### Task brief
Can the data below be echoed back word for word?

### Source excerpt
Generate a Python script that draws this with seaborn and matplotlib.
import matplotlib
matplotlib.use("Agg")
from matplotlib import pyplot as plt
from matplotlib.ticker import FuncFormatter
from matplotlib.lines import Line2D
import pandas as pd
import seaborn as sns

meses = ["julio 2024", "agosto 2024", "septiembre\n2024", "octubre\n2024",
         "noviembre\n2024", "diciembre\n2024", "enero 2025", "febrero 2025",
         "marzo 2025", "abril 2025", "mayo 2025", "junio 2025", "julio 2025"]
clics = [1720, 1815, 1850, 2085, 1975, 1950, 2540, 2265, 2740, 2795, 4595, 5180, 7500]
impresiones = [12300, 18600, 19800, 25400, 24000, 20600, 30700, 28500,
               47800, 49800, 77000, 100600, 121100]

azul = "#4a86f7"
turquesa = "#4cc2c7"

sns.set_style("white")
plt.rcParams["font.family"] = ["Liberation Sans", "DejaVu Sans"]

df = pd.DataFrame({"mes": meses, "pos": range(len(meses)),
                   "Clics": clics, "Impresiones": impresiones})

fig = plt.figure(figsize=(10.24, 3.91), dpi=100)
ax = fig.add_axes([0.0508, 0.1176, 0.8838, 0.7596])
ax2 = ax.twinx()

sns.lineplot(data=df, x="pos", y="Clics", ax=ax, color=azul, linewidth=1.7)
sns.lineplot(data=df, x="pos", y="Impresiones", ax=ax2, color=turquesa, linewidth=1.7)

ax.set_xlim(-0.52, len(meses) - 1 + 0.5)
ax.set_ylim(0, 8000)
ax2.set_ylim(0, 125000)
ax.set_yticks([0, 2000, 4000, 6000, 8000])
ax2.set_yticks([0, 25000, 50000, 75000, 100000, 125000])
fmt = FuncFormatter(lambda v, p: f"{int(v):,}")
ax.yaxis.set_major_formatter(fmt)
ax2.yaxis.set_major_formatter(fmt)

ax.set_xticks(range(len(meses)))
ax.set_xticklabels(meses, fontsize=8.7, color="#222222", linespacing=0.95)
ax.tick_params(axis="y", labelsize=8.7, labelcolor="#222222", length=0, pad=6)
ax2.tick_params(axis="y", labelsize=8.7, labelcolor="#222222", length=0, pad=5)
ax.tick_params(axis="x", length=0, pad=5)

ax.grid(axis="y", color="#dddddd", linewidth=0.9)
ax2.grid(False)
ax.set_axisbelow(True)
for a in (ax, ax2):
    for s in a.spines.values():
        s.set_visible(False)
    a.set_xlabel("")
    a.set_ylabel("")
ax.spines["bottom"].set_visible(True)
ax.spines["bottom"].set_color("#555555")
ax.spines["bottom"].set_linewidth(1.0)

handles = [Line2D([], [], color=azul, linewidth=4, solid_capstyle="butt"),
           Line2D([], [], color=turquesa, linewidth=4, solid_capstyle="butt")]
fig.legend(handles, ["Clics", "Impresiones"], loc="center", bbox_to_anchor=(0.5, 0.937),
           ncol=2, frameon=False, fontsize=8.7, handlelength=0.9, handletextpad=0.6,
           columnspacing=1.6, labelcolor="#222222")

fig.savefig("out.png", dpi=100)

### Answer to the task
Generate a Python script that draws this with seaborn and matplotlib.
import matplotlib
matplotlib.use("Agg")
from matplotlib import pyplot as plt
from matplotlib.ticker import FuncFormatter
from matplotlib.lines import Line2D
import pandas as pd
import seaborn as sns

meses = ["julio 2024", "agosto 2024", "septiembre\n2024", "octubre\n2024",
         "noviembre\n2024", "diciembre\n2024", "enero 2025", "febrero 2025",
         "marzo 2025", "abril 2025", "mayo 2025", "junio 2025", "julio 2025"]
clics = [1720, 1815, 1850, 2085, 1975, 1950, 2540, 2265, 2740, 2795, 4595, 5180, 7500]
impresiones = [12300, 18600, 19800, 25400, 24000, 20600, 30700, 28500,
               47800, 49800, 77000, 100600, 121100]

azul = "#4a86f7"
turquesa = "#4cc2c7"

sns.set_style("white")
plt.rcParams["font.family"] = ["Liberation Sans", "DejaVu Sans"]

df = pd.DataFrame({"mes": meses, "pos": range(len(meses)),
                   "Clics": clics, "Impresiones": impresiones})

fig = plt.figure(figsize=(10.24, 3.91), dpi=100)
ax = fig.add_axes([0.0508, 0.1176, 0.8838, 0.7596])
ax2 = ax.twinx()

sns.lineplot(data=df, x="pos", y="Clics", ax=ax, color=azul, linewidth=1.7)
sns.lineplot(data=df, x="pos", y="Impresiones", ax=ax2, color=turquesa, linewidth=1.7)

ax.set_xlim(-0.52, len(meses) - 1 + 0.5)
ax.set_ylim(0, 8000)
ax2.set_ylim(0, 125000)
ax.set_yticks([0, 2000, 4000, 6000, 8000])
ax2.set_yticks([0, 25000, 50000, 75000, 100000, 125000])
fmt = FuncFormatter(lambda v, p: f"{int(v):,}")
ax.yaxis.set_major_formatter(fmt)
ax2.yaxis.set_major_formatter(fmt)

ax.set_xticks(range(len(meses)))
ax.set_xticklabels(meses, fontsize=8.7, color="#222222", linespacing=0.95)
ax.tick_params(axis="y", labelsize=8.7, labelcolor="#222222", length=0, pad=6)
ax2.tick_params(axis="y", labelsize=8.7, labelcolor="#222222", length=0, pad=5)
ax.tick_params(axis="x", length=0, pad=5)

ax.grid(axis="y", color="#dddddd", linewidth=0.9)
ax2.grid(False)
ax.set_axisbelow(True)
for a in (ax, ax2):
    for s in a.spines.values():
        s.set_visible(False)
    a.set_xlabel("")
    a.set_ylabel("")
ax.spines["bottom"].set_visible(True)
ax.spines["bottom"].set_color("#555555")
ax.spines["bottom"].set_linewidth(1.0)

handles = [Line2D([], [], color=azul, linewidth=4, solid_capstyle="butt"),
           Line2D([], [], color=turquesa, linewidth=4, solid_capstyle="butt")]
fig.legend(handles, ["Clics", "Impresiones"], loc="center", bbox_to_anchor=(0.5, 0.937),
           ncol=2, frameon=False, fontsize=8.7, handlelength=0.9, handletextpad=0.6,
           columnspacing=1.6, labelcolor="#222222")

fig.savefig("out.png", dpi=100)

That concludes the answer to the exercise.